In 1992 the New Jersey Department of Health carried out a study which showed an abnormal increase in bone cancer among young males living in water fluoridated areas. Assemblyman Kelly became concerned since fluoride supplements were being prescribed for children for more than thirty years. He contacted the FDA, asking for copies of the application and accompanying scientific proof which should have been submitted to the agency by the manufacturers who were selling the fluoride supplements. To his consternation he learned that no such documents ever existed! The Drug Enforcement branch of the FDA stated that these supplements were “unapproved new drugs.” What becomes clear is that these fluoride supplements are being sold illegally. Someone has been violating the law for thirty years while the agency sworn to enforce it looked the other way. What is obvious is that the FDA has no scientific evidence proving that fluoride is either safe or effective for ingestion.
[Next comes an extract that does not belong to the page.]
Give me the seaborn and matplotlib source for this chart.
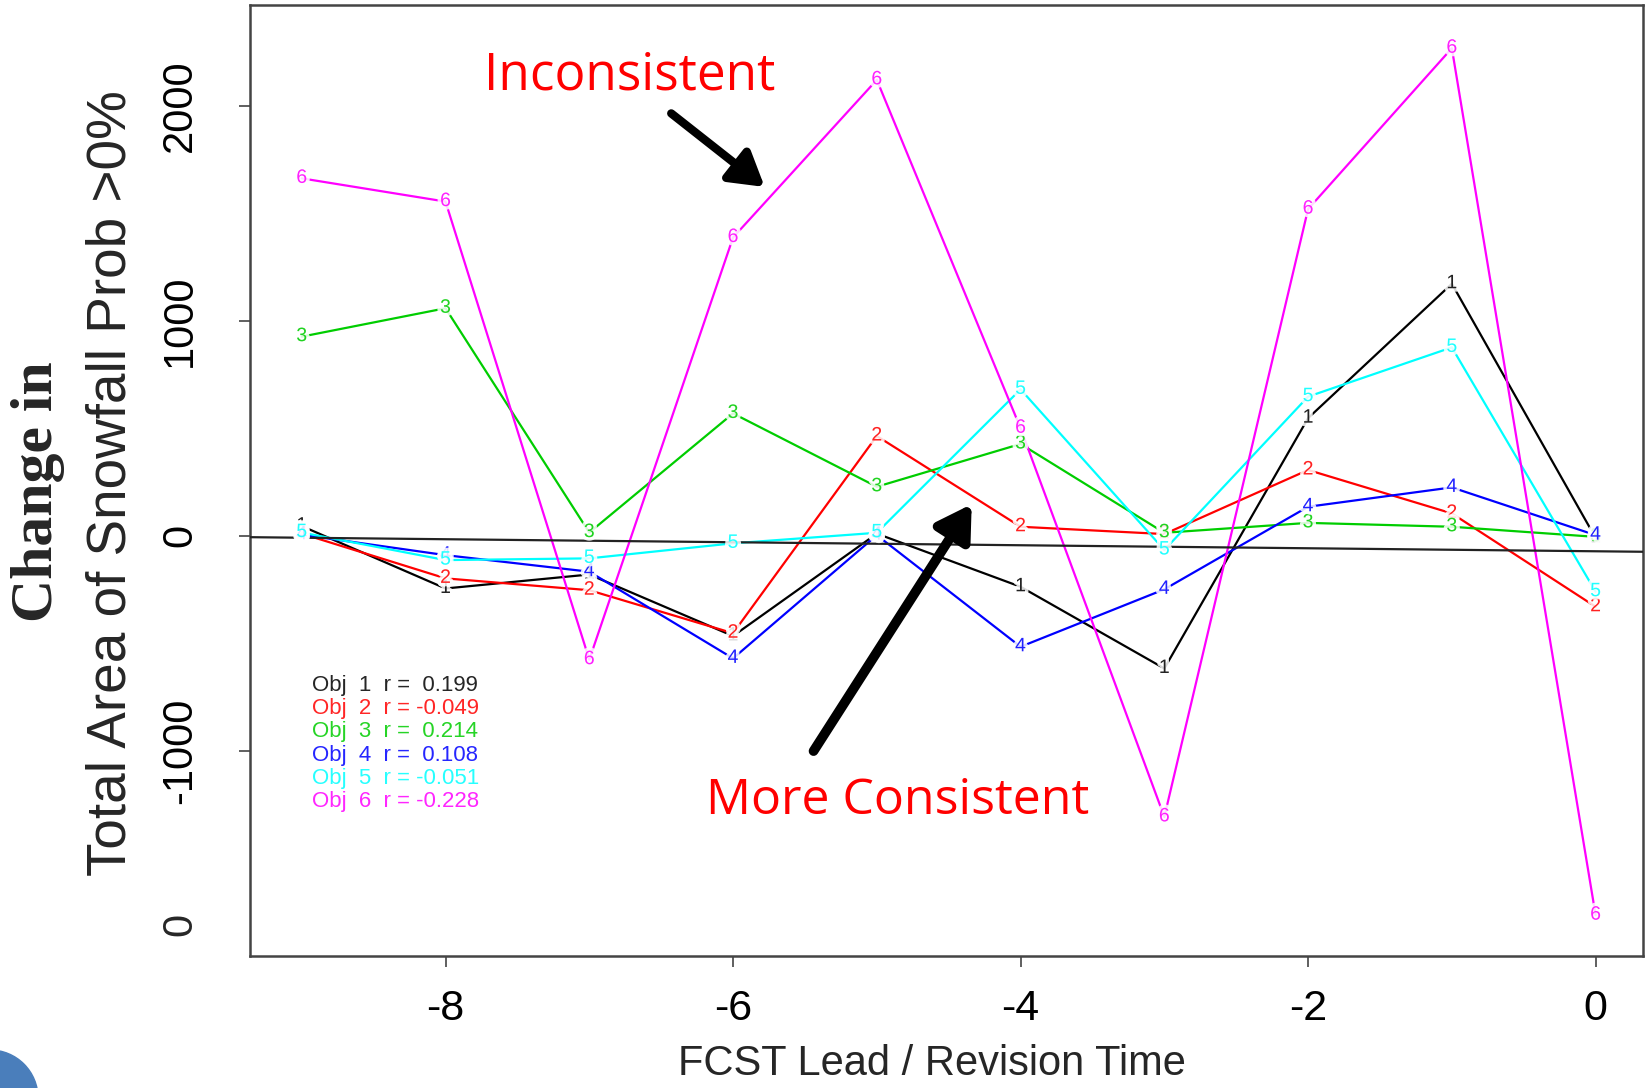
import numpy as np
import pandas as pd
import matplotlib
matplotlib.use("Agg")
import matplotlib.pyplot as plt
import matplotlib.patheffects as pe
from matplotlib.patches import Circle
from matplotlib.transforms import IdentityTransform
import seaborn as sns

# ---- data ----
lead = [-9, -8, -7, -6, -5, -4, -3, -2, -1, 0]
obj1 = [45, -245, -180, -466, 10, -237, -617, 547, 1172, -10]
obj2 = [10, -198, -253, -453, 464, 42, 8, 306, 104, -330]
obj3 = [926, 1058, 15, 569, 228, 427, 14, 60, 42, -5]
obj4 = [5, -90, -167, -570, 3, -516, -249, 135, 225, 3]
obj5 = [15, -113, -105, -35, 14, 681, -66, 647, 876, -260]
obj6 = [1662, 1554, -576, 1387, 2120, 500, -1307, 1519, 2267, -1764]
obj_names = ["1", "2", "3", "4", "5", "6"]
r_values = ["0.199", "-0.049", "0.214", "0.108", "-0.051", "-0.228"]
colors = ["#000000", "#FF0000", "#00CD00", "#0000FF", "#00FFFF", "#FF00FF"]
fit_intercept = -72
fit_slope = -7
y_ticks = [-1000, 0, 1000, 2000]
x_ticks = [-8, -6, -4, -2, 0]

series = [obj1, obj2, obj3, obj4, obj5, obj6]
df = pd.concat([pd.DataFrame({"lead": lead, "value": s, "obj": n})
                for s, n in zip(series, obj_names)], ignore_index=True)

sns.set_theme(style="white")
plt.rcParams["font.family"] = ["Liberation Sans", "DejaVu Sans"]
narrow = ["Liberation Sans", "DejaVu Sans"]

fig = plt.figure(figsize=(16.47, 10.88), dpi=100)
ax = fig.add_axes([0.1518, 0.1213, 0.9976 - 0.1518, 0.9952 - 0.1213])

sns.lineplot(data=df, x="lead", y="value", hue="obj", palette=colors,
             estimator=None, sort=True, legend=False, linewidth=1.6, ax=ax)

# point digits (R type="b")
for s, n, c in zip(series, obj_names, colors):
    for xv, yv in zip(lead, s):
        ax.text(xv, yv, n, color=c, fontsize=14, ha="center", va="center",
                family=["Liberation Sans", "DejaVu Sans"], alpha=0.85,
                path_effects=[pe.withStroke(linewidth=5, foreground="white")], zorder=5)

# fitted line
ax.axline((0, fit_intercept), slope=fit_slope, color="#222222", lw=1.6, zorder=3)

ax.set_xlim(-9.36, 0.33)
ax.set_ylim(-1954, 2467)
ax.set_xticks(x_ticks)
ax.set_yticks(y_ticks)
ax.set_xticklabels([str(v) for v in x_ticks], family=narrow, fontsize=31)
ax.set_yticklabels([str(v) for v in y_ticks], family=narrow, fontsize=30,
                   rotation=90, va="center")
ax.set_yticks([-1805], labels=["0"], minor=True)
for t in ax.get_yticklabels(minor=True):
    t.set_family(narrow); t.set_fontsize(30); t.set_rotation(90); t.set_va("center")
ax.tick_params(axis="both", which="major", direction="out", length=8, width=1.2,
               color="#444444", labelcolor="black", left=True, bottom=True)
ax.tick_params(axis="x", which="major", pad=16)
ax.tick_params(axis="y", which="major", pad=28)
ax.tick_params(axis="y", which="minor", length=0, pad=36, left=True)
ax.set_xlabel("")
ax.set_ylabel("")
for sp in ax.spines.values():
    sp.set_color("#444444")
    sp.set_linewidth(1.8)

# legend text block
for i, (n, r, c) in enumerate(zip(obj_names, r_values, colors)):
    sep = "  " if not r.startswith("-") else " "
    ax.text(-8.927, -694 - i * 108.5, f"Obj  {n}  r ={sep}{r}", color=c,
            fontsize=16, ha="left", va="center", alpha=0.85)

# annotations
ax.text(-6.72, 2140, "Inconsistent", color="#FF0000", fontsize=37,
        ha="center", va="center", family=["Open Sans", "DejaVu Sans"])
ax.text(-4.855, -1236, "More Consistent", color="#FF0000", fontsize=36,
        ha="center", va="center", family=["Open Sans", "DejaVu Sans"])
ax.annotate("", xy=(-5.78, 1622), xytext=(-6.43, 1964),
            arrowprops=dict(arrowstyle="-|>,head_length=0.5,head_width=0.3",
                            lw=6, color="black", mutation_scale=40, shrinkA=0, shrinkB=0))
ax.annotate("", xy=(-4.34, 147), xytext=(-5.44, -1001),
            arrowprops=dict(arrowstyle="-|>,head_length=0.5,head_width=0.3",
                            lw=7, color="black", mutation_scale=40, shrinkA=0, shrinkB=0))

# axis titles
fig.text(932 / 1647, 0.0221, "FCST Lead / Revision Time", family=narrow,
         fontsize=30, ha="center", va="center")
fig.text(112 / 1647, 0.556, "Total Area of Snowfall Prob >0%", family=narrow,
         fontsize=39.5, ha="center", va="center", rotation=90)
fig.text(38 / 1647, 0.548, "Change in", family=["Liberation Serif", "DejaVu Serif"],
         fontweight="bold", fontsize=43, ha="center", va="center", rotation=90)

# corner decoration
fig.add_artist(Circle((-10, -10), 48, transform=IdentityTransform(),
                      color="#4A7EBB", zorder=10))

fig.savefig("out.png", dpi=100)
Assemblyman Kelly, apprised of these facts, demanded that the FDA immediately ban the sale of these supplements. There is no evidence that anyone has moved to force compliance with the law – either by the FDA or those producing and selling these illegal products.

How should the American people rate these two so-called consumer protection agencies?

The EPA insists, all evidence to the contrary notwithstanding, that the literature is replete with scientific evidence that fluoride is safe and effective. Yet, in court actions that offer an opportunity for that evidence to be made available to the public they came up empty.

In a case against fluoridation tried in Alleghany County, Pennsylvania in 1978, Judge John P. Flaherty stated in his decision, “The evidence is quite convincing that the addition of sodium fluoride to the public water supply at one part per million is extremely deleterious to the body and a review of the evidence will disclose that there is no convincing evidence to the contrary.”

In 1982 in the case of the Pure Water Committee vs. Illinois Department of Health, Judge Ronald A. Niemann in his decision, referring to the state’s case, said: “This record is barren of any creditable or reputable epidemiological studies and/ or analysis of historical data which would support the Illinois legislature’s determination that fluoridation of public water supplies is a safe and effective way for promoting public health.”

Pro fluoridationists have in the past requested the FDA to include sodium fluoride on its list of ingredients Generally Regarded as Safe, referred to as the GRAS list. The agency refused to do so. It is logical, therefore, to assume that the FDA does not regard sodium fluoride to be safe. We cannot argue with that position. After all, the American Toxicology Association rates fluorides as somewhat more toxic than lead and slightly less toxic than arsenic.

There are no whistleblowers at the FDA like Dr. Marcus. An appropriate rating for each of these federal “consumer protection” agencies would be F minus.

The final word on this lamentable situation should come from Dr. Alfred Taylor of the University of Texas: “It [fluoridation] will someday be recognized as the most lethal and stupid ‘health program’ ever conceived by the mind of man, witch doctors and blood letters not excepted.”

Nicholas Daflos is Chairman of the FACT Safe Water Committee.